* [Directions]: Return verbatim all lines from the first one in the records to the line with "yticks = [24, 26, 28, 30, 32, 34, 36, 38]", both ends kept.

Excerpt from a dataset:

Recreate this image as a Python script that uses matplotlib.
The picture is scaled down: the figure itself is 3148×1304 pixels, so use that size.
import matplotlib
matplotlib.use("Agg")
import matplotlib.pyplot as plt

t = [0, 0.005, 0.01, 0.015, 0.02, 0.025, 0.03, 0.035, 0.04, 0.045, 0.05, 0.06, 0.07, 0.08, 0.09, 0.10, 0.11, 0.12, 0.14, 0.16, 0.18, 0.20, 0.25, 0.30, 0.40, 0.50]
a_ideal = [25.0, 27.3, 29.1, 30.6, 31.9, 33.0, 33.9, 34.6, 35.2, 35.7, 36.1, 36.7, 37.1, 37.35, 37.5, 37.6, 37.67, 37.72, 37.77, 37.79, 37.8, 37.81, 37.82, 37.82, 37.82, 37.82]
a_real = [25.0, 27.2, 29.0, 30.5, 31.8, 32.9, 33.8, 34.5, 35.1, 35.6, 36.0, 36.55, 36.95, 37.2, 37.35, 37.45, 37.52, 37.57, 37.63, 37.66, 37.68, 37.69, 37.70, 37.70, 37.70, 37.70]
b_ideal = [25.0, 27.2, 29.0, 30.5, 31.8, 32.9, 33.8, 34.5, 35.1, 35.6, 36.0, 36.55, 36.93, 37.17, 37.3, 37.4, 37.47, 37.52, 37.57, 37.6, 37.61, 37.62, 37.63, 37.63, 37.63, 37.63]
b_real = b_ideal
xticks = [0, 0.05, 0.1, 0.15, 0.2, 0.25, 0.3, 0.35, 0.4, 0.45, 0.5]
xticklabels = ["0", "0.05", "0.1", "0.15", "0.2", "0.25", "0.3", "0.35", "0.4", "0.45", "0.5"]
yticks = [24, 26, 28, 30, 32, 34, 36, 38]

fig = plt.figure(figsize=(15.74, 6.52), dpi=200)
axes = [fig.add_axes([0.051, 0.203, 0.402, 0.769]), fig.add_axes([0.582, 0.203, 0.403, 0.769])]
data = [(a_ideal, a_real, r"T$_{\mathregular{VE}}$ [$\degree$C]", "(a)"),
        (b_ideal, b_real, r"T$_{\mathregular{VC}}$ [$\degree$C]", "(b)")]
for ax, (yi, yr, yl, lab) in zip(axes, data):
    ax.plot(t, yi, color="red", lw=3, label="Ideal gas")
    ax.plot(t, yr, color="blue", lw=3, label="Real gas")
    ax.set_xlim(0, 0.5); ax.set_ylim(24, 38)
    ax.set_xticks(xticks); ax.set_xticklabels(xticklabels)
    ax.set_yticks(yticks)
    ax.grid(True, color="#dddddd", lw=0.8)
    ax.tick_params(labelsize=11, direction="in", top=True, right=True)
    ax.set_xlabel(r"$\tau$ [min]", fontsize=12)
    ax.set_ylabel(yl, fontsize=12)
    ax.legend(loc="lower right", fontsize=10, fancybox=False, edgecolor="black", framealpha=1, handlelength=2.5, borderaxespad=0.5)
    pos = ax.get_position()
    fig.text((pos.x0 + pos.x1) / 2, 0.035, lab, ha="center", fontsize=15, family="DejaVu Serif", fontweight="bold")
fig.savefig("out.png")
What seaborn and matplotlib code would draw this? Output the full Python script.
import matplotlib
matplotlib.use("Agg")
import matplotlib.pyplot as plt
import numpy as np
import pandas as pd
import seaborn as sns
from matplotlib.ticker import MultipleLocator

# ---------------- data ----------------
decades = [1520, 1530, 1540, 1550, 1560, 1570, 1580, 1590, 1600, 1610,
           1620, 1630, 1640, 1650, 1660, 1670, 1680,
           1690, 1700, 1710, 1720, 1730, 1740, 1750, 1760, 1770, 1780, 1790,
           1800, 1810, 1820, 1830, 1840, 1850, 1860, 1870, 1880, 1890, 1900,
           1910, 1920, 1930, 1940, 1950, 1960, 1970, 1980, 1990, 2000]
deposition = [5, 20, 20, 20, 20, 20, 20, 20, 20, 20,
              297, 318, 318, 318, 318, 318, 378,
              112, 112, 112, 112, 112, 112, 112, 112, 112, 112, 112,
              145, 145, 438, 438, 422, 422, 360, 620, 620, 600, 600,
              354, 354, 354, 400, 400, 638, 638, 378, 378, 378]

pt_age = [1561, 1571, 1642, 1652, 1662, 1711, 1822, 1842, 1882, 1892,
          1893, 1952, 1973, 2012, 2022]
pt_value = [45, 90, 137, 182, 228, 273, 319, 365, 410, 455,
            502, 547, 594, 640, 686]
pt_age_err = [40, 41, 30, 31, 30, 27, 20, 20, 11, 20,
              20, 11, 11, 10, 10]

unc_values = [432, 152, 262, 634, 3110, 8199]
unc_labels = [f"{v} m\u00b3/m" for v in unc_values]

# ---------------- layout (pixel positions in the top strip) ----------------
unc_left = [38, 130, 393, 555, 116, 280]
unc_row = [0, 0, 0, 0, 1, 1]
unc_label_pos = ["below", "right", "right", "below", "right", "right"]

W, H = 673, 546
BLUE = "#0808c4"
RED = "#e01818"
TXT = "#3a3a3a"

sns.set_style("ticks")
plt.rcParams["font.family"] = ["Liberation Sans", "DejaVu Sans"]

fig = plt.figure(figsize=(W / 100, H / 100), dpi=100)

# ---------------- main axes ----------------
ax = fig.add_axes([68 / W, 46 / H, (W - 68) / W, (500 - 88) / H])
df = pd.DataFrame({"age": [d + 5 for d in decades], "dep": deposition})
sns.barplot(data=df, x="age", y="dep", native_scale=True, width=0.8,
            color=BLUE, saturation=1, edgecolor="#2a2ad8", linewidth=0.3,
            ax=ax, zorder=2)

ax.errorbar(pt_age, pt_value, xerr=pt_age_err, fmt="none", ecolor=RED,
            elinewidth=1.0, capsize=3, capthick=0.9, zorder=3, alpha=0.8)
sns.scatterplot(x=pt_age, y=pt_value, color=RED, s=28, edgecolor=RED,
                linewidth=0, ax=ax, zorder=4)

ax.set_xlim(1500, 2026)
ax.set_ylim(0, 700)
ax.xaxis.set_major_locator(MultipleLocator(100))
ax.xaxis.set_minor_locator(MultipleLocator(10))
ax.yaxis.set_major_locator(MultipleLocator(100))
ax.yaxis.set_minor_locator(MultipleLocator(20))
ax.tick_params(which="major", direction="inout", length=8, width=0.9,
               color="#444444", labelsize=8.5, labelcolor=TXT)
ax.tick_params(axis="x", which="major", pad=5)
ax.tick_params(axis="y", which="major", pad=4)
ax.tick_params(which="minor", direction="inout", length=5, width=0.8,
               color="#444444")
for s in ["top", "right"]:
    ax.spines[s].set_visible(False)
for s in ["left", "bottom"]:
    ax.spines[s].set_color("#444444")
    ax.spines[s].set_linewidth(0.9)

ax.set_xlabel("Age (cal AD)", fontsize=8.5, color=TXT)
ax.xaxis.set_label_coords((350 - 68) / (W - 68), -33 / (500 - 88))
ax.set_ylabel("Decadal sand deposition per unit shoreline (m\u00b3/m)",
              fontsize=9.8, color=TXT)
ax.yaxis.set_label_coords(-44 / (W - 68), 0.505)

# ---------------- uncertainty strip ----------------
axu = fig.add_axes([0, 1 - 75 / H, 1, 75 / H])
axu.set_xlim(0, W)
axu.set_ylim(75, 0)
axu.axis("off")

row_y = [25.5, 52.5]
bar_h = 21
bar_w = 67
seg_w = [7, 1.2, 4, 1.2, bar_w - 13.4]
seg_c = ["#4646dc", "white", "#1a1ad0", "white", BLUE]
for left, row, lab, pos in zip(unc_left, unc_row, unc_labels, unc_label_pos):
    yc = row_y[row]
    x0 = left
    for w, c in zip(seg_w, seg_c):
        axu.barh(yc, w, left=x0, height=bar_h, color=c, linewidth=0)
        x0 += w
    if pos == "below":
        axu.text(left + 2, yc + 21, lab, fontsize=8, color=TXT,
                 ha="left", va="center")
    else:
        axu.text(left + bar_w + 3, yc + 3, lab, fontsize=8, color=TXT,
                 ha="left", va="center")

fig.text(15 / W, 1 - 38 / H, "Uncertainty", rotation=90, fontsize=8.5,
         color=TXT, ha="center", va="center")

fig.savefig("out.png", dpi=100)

* [Written solution]:
Recreate this image as a Python script that uses matplotlib.
The picture is scaled down: the figure itself is 3148×1304 pixels, so use that size.
import matplotlib
matplotlib.use("Agg")
import matplotlib.pyplot as plt

t = [0, 0.005, 0.01, 0.015, 0.02, 0.025, 0.03, 0.035, 0.04, 0.045, 0.05, 0.06, 0.07, 0.08, 0.09, 0.10, 0.11, 0.12, 0.14, 0.16, 0.18, 0.20, 0.25, 0.30, 0.40, 0.50]
a_ideal = [25.0, 27.3, 29.1, 30.6, 31.9, 33.0, 33.9, 34.6, 35.2, 35.7, 36.1, 36.7, 37.1, 37.35, 37.5, 37.6, 37.67, 37.72, 37.77, 37.79, 37.8, 37.81, 37.82, 37.82, 37.82, 37.82]
a_real = [25.0, 27.2, 29.0, 30.5, 31.8, 32.9, 33.8, 34.5, 35.1, 35.6, 36.0, 36.55, 36.95, 37.2, 37.35, 37.45, 37.52, 37.57, 37.63, 37.66, 37.68, 37.69, 37.70, 37.70, 37.70, 37.70]
b_ideal = [25.0, 27.2, 29.0, 30.5, 31.8, 32.9, 33.8, 34.5, 35.1, 35.6, 36.0, 36.55, 36.93, 37.17, 37.3, 37.4, 37.47, 37.52, 37.57, 37.6, 37.61, 37.62, 37.63, 37.63, 37.63, 37.63]
b_real = b_ideal
xticks = [0, 0.05, 0.1, 0.15, 0.2, 0.25, 0.3, 0.35, 0.4, 0.45, 0.5]
xticklabels = ["0", "0.05", "0.1", "0.15", "0.2", "0.25", "0.3", "0.35", "0.4", "0.45", "0.5"]
yticks = [24, 26, 28, 30, 32, 34, 36, 38]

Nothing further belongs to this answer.